Nations Unies

CRC/C/OPAC/CYP/CO/1

Convention relative aux droits de l ’ enfant

Distr. générale

13 octobre 2017

Français

Original : anglais

Comité des droits de l ’ enfant

Observations finales concernant le rapport soumis par Chypre en application du paragraphe 1 de l’article 8 du Protocole facultatif à la Convention relative aux droits de l’enfant, concernant l’implication d’enfants dans les conflits armés *

I.Introduction

1.Le Comité a examiné le rapport de Chypre (CRC/C/OPAC/CYP/1) à sa 2244e séance (voir CRC/C/SR.2244), le 26 septembre 2017, et a adopté les présentes observations finales à sa 2251e séance, le 29 septembre 2017.

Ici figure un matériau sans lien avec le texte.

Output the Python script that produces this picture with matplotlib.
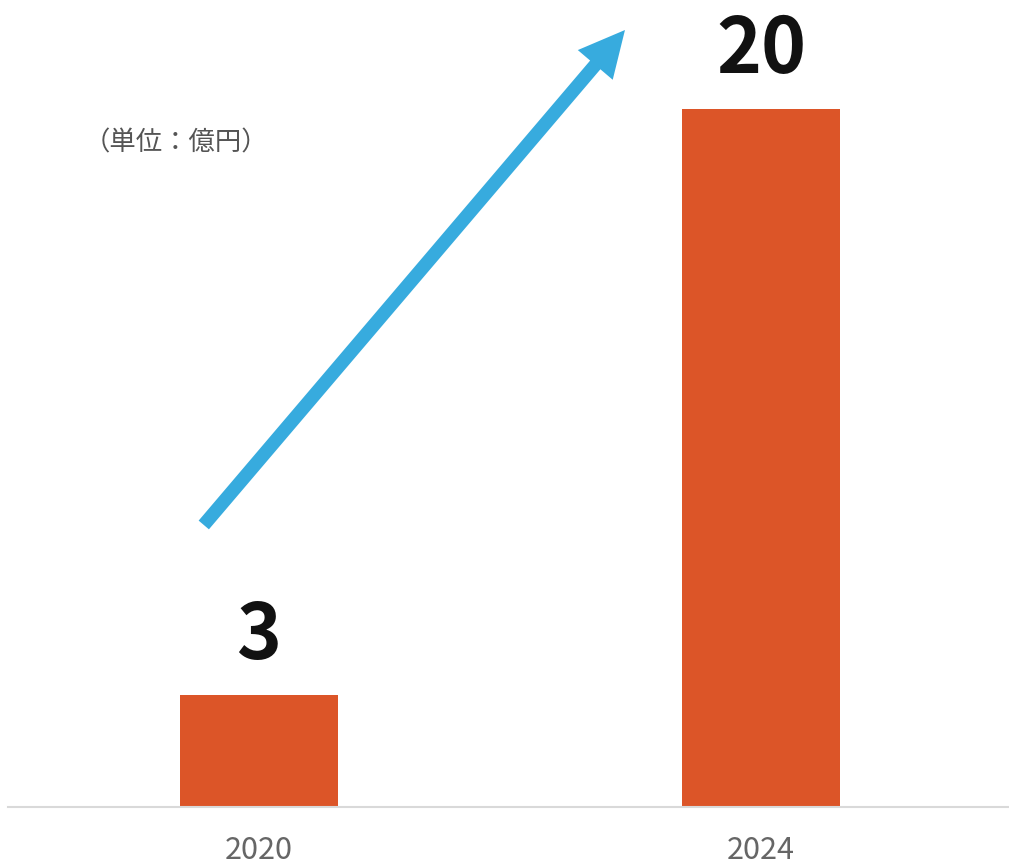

2.Le Comité accueille avec satisfaction le rapport de l’État partie et les réponses écrites à la liste de points (CRC/C/OPAC/CYP/Q/1/Add.1). Il se félicite du dialogue constructif qu’il a eu avec la délégation de l’État partie.

3.Le Comité rappelle à l’État partie que les présentes observations finales doivent être lues en parallèle avec celles qu’il a formulées au sujet du rapport valant troisième et quatrième rapports périodiques que l’État partie a soumis au titre de la Convention (CRC/C/CYP/CO/3-4), adoptées le 24 septembre 2012.

II.Observations d’ordre général

Aspects positifs

4.Le Comité salue la ratification, par l’État partie, des instruments suivants :

a)Le Protocole facultatif à la Convention relative aux droits de l’enfant établissant une procédure de présentation de communications, en septembre 2017 ;

b)Le Traité sur le commerce des armes, en mai 2016.

5.Le Comité salue également la décision prise par l’État partie en juillet 2017 de s’associer à la Déclaration sur la sécurité dans les écoles.

III.Facteurs et difficultés entravant la mise en œuvre du Protocole

6. Le Comité constate que la division persistante de l ’ île, conséquence des événements de 1974, continue de peser sur l ’ accomplissement des obligations qui incombent à l ’ État partie au titre du Protocole facultatif. Il insiste néanmoins sur le fait que ces circonstances ne peuvent servir à maintenir des lois ou des pratiques qui vont à l ’ encontre de l ’ objet et du but du Protocole facultatif.

IV.Mesures d’application générales

Déclarations/réserves

7.Le Comité constate avec une profonde préoccupation que l’État partie a décidé de maintenir la déclaration restrictive qu’il a faite lors de la ratification du Protocole facultatif, dans laquelle il indique que l’obligation d’effectuer son service militaire prend effet, en temps de paix, le 1er janvier de l’année au cours de laquelle l’intéressé atteint l’âge de 18 ans, tout en affirmant que la République de Chypre comprend que l’article 1 du Protocole facultatif n’empêchera pas le déploiement de membres de ses forces armées, quel que soit leur âge, dans le cadre d’hostilités dans les situations exposées.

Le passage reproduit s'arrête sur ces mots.